Новый союз прошел проверку на прочность, когда Россия сумела предоставить крупный заем китайскому правительству в июле 1895 г. Одним из условий мира с Японией, заключенного в Симоносеки, была контрибуция в размере 250 млн. таэлей, что составляло примерно 38 млн. фунтов стерлингов. Поскольку центральное правительство в то время в среднем собирало 90 млн. таэлей в год, ему ничего не оставалось, кроме как обратиться к международным рынкам капитала. У Китая тогда был относительно небольшой иностранный долг, и английские, немецкие и французские банкиры поспешили предложить свои услуги[103]. Банки Гонконга и Шанхая, давно являвшиеся ведущими финансовыми институтами в регионе, первыми отправили своих агентов в Пекин, но их излишняя самоуверенность, а также обида Китая на Лондон уменьшили привлекательность британских кредиторов. Английские банкиры быстро поняли, что они вне игры, и освободили поле боя для немцев и французов.[104]

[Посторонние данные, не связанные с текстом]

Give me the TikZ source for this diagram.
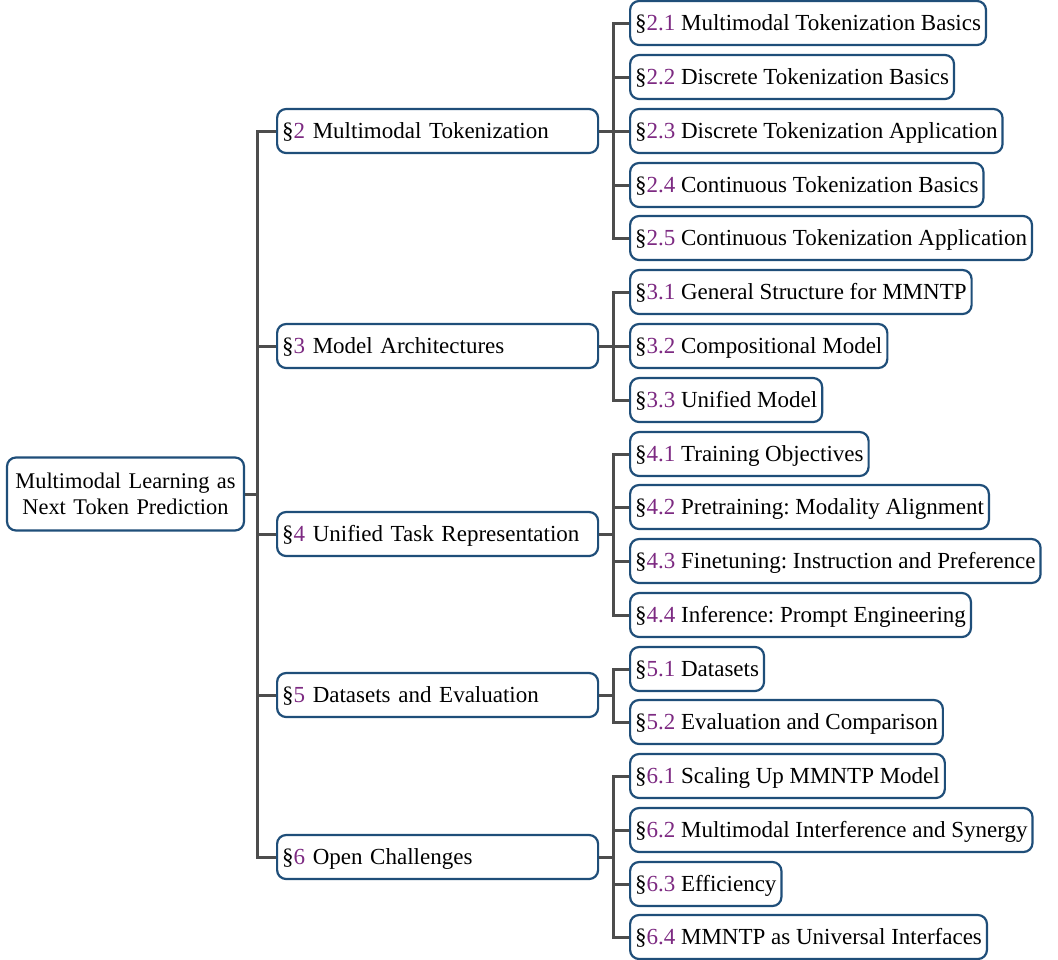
\documentclass[tikz,border=0pt]{standalone}
\usepackage{fontspec}
\setmainfont{Liberation Serif}
\definecolor{boxblue}{HTML}{1F4E79}
\definecolor{secnum}{HTML}{7D2A82}
\definecolor{linegray}{HTML}{4D4D4D}
\newcommand\sx[2]{§\textcolor{secnum}{#1} #2}
\newcommand\sxw[2]{\makebox[\linewidth][l]{§\textcolor{secnum}{#1} #2}}
\begin{document}
\begin{tikzpicture}[x=1pt,y=-1pt,
  font=\fontsize{23}{27}\selectfont\frenchspacing,
  box/.style={draw=boxblue, line width=2.2pt, rounded corners=9pt, fill=white,
    inner xsep=5pt, inner ysep=0pt, minimum height=44pt, text height=17.5pt, text depth=2pt},
  lvtwo/.style={box, anchor=west},
  lvone/.style={box, anchor=west, text width=311pt, align=left},
  conn/.style={draw=linegray, line width=3pt}]
\useasboundingbox (0,0) rectangle (1058,959);

\node[box, anchor=center, text width=227pt, align=center, minimum height=73pt, text height=, text depth=, inner ysep=4pt, font=\fontsize{22.4}{26}\selectfont] (root) at (125.5,494) {Multimodal Learning as\\Next Token Prediction};

\node[lvone] (s2) at (276,131) {\sxw{2}{Multimodal Tokenization}};
\node[lvone] (s3) at (276,346) {\sxw{3}{Model Architectures}};
\node[lvone] (s4) at (276,534) {\sxw{4}{Unified Task Representation}};
\node[lvone] (s5) at (276,695) {\sxw{5}{Datasets and Evaluation}};
\node[lvone] (s6) at (276,857) {\sxw{6}{Open Challenges}};

\node[lvtwo] (s21) at (629,23) {\sx{2.1}{Multimodal Tokenization Basics}};
\node[lvtwo] (s22) at (629,77) {\sx{2.2}{Discrete Tokenization Basics}};
\node[lvtwo] (s23) at (629,131) {\sx{2.3}{Discrete Tokenization Application}};
\node[lvtwo] (s24) at (629,185) {\sx{2.4}{Continuous Tokenization Basics}};
\node[lvtwo] (s25) at (629,238) {\sx{2.5}{Continuous Tokenization Application}};
\node[lvtwo] (s31) at (629,292) {\sx{3.1}{General Structure for MMNTP}};
\node[lvtwo] (s32) at (629,346) {\sx{3.2}{Compositional Model}};
\node[lvtwo] (s33) at (629,400) {\sx{3.3}{Unified Model}};
\node[lvtwo] (s41) at (629,454) {\sx{4.1}{Training Objectives}};
\node[lvtwo] (s42) at (629,507) {\sx{4.2}{Pretraining: Modality Alignment}};
\node[lvtwo] (s43) at (629,561) {\sx{4.3}{Finetuning: Instruction and Preference}};
\node[lvtwo] (s44) at (629,615) {\sx{4.4}{Inference: Prompt Engineering}};
\node[lvtwo] (s51) at (629,669) {\sx{5.1}{Datasets}};
\node[lvtwo] (s52) at (629,722) {\sx{5.2}{Evaluation and Comparison}};
\node[lvtwo] (s61) at (629,776) {\sx{6.1}{Scaling Up MMNTP Model}};
\node[lvtwo] (s62) at (629,830) {\sx{6.2}{Multimodal Interference and Synergy}};
\node[lvtwo] (s63) at (629,884) {\sx{6.3}{Efficiency}};
\node[lvtwo] (s64) at (629,937) {\sx{6.4}{MMNTP as Universal Interfaces}};

\coordinate (J0) at (257,494);
\path[conn] (root.east) -- (J0);
\foreach \n in {s2,s3,s4,s5,s6} \path[conn] (\n.west) -| (J0);

\foreach \p/\kids in {s2/{s21,s22,s23,s24,s25}, s3/{s31,s32,s33}, s4/{s41,s42,s43,s44}, s5/{s51,s52}, s6/{s61,s62,s63,s64}} {
  \coordinate (J\p) at ([xshift=14pt]\p.east);
  \path[conn] (\p.east) -- (J\p);
  \foreach \k in \kids \path[conn] (\k.west) -| (J\p);
}
\end{tikzpicture}
\end{document}
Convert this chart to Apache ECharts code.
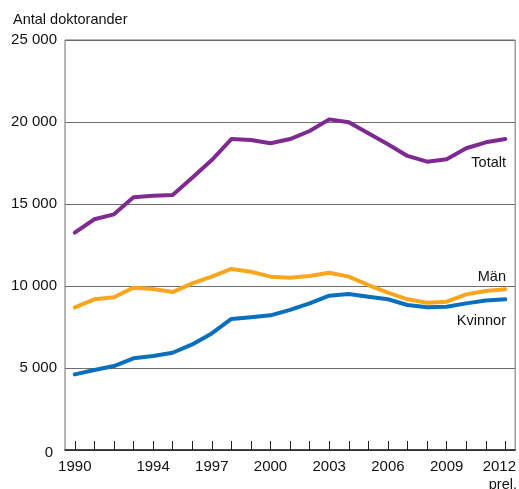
<!DOCTYPE html>
<html>
<head>
<meta charset="utf-8">
<script src="https://cdn.jsdelivr.net/npm/echarts@6/dist/echarts.min.js"></script>
<style>
  html, body { margin: 0; padding: 0; background: #fff; }
  #chart { width: 519px; height: 489px; }
</style>
</head>
<body>
<div id="chart"></div>
<script>
var years = ['1990', '1991', '1992', '1993', '1994', '1995', '1996', '1997', '1998', '1999', '2000',
  '2001', '2002', '2003', '2004', '2005', '2006', '2007', '2008', '2009', '2010', '2011', '2012'];
var shownYears = ['1990', '1994', '1997', '2000', '2003', '2006', '2009', '2012'];

var totalt = [13250, 14070, 14370, 15410, 15510, 15550, 16600, 17680, 18960, 18900, 18700,
  18960, 19450, 20160, 19980, 19310, 18640, 17930, 17580, 17730, 18400, 18760, 18960];
var man = [8700, 9190, 9310, 9900, 9820, 9630, 10160, 10570, 11040, 10870, 10570,
  10510, 10610, 10810, 10570, 10060, 9590, 9190, 8980, 9040, 9490, 9700, 9800];
var kvinnor = [4610, 4880, 5120, 5590, 5730, 5930, 6440, 7110, 7990, 8090, 8210,
  8540, 8940, 9410, 9510, 9350, 9190, 8840, 8700, 8740, 8940, 9110, 9190];

var font = 'Liberation Sans, Arial, Helvetica, sans-serif';
var chart = echarts.init(document.getElementById('chart'));

function line(name, data, color) {
  return {
    name: name,
    type: 'line',
    data: data,
    symbol: 'none',
    smooth: false,
    lineStyle: { color: color, width: 4, cap: 'round', join: 'round' },
    z: 3
  };
}

var option = {
  animation: false,
  grid: {
    left: 65, right: 2, top: 40, bottom: 39,
    show: true, borderColor: '#6d6d6d', borderWidth: 1
  },
  xAxis: {
    type: 'category',
    data: years,
    boundaryGap: true,
    axisLine: { show: true, lineStyle: { color: '#222', width: 1.5 } },
    axisTick: {
      show: true, alignWithLabel: true, interval: 0, length: 9, inside: true,
      lineStyle: { color: '#222', width: 1 }
    },
    axisLabel: {
      interval: function (i, v) { return shownYears.indexOf(v) >= 0; },
      color: '#111', fontFamily: font, fontSize: 15, margin: 9,
      formatter: function (v) { return v === '2012' ? '{last|2012}' : v; },
      rich: { last: { padding: [0, 12, 0, 0], color: '#111', fontFamily: font, fontSize: 15 } }
    },
    z: 5
  },
  yAxis: {
    type: 'value',
    min: 0, max: 25000, interval: 5000,
    axisLine: { show: false },
    axisTick: { show: false },
    splitLine: { lineStyle: { color: '#6d6d6d', width: 1 } },
    axisLabel: {
      color: '#111', fontFamily: font, fontSize: 15, margin: 8,
      formatter: function (v) { return v === 0 ? '{zero|0}' : (v / 1000) + ' 000'; },
      rich: { zero: { padding: [6, 4, 0, 0], color: '#111', fontFamily: font, fontSize: 15 } }
    }
  },
  series: [
    line('Totalt', totalt, '#7f2a91'),
    line('Män', man, '#f9a61f'),
    line('Kvinnor', kvinnor, '#0a70bb')
  ],
  graphic: [
    { type: 'text', left: 13, top: 12, style: { text: 'Antal doktorander', fill: '#111', font: '14.5px ' + font } },
    { type: 'text', right: 13, top: 155, style: { text: 'Totalt', fill: '#111', font: '14.5px ' + font } },
    { type: 'text', right: 13, top: 269, style: { text: 'Män', fill: '#111', font: '14.5px ' + font } },
    { type: 'text', right: 13, top: 313, style: { text: 'Kvinnor', fill: '#111', font: '14.5px ' + font } },
    { type: 'text', right: 2, top: 477, style: { text: 'prel.', fill: '#111', font: '14.5px ' + font } }
  ]
};

chart.setOption(option);
</script>
</body>
</html>
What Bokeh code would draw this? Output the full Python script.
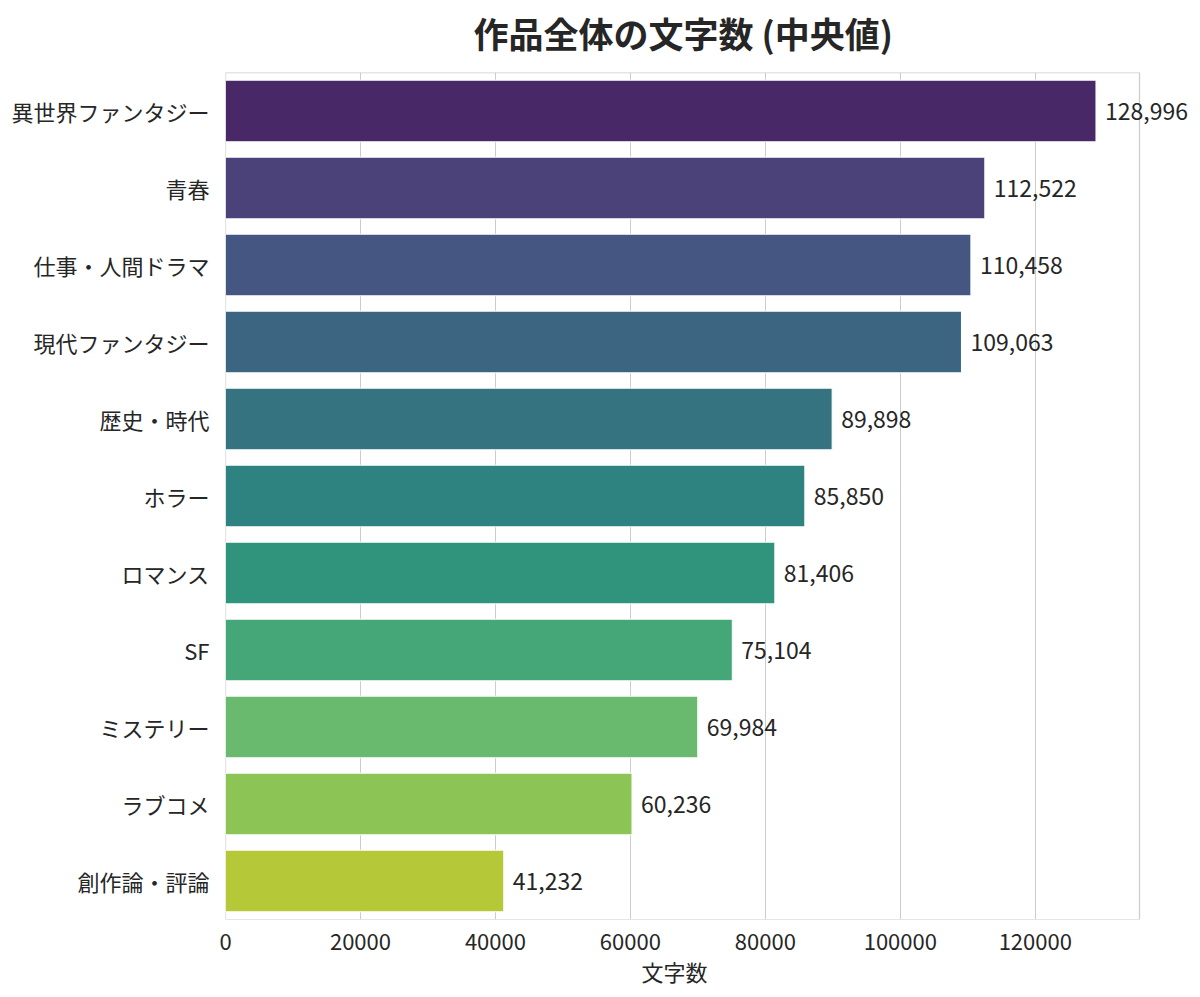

Сначала Россия не участвовала в схватке за выгодную сделку[105]. Более того, на Певческом мосту о переговорах узнали из Берлина, а не из Пекина.[106] Это было неудивительно, поскольку Россия не могла предоставить большие средства и сама брала крупные займы на европейских валютных рынках. Когда Петербург спросили, присоединится ли он к Франции в предоставлении займа Китаю, первый ответ был уклончивым. Но русские дипломаты не могли не понимать потенциальных преимуществ такого шага, и Витте вскоре начал высказываться в его пользу[107]. Это была великолепная возможность усилить влияние царя в Срединном царстве и побить Британию, которая давно была там самым сильным финансовым игроком, ее собственным оружием. Лобанов так объяснял «политическую подоплеку» своих целей: «Для наших будущих планов необходимо поставить Китай в какую-либо зависимость от нас и предотвратить распространение там английского влияния».[108]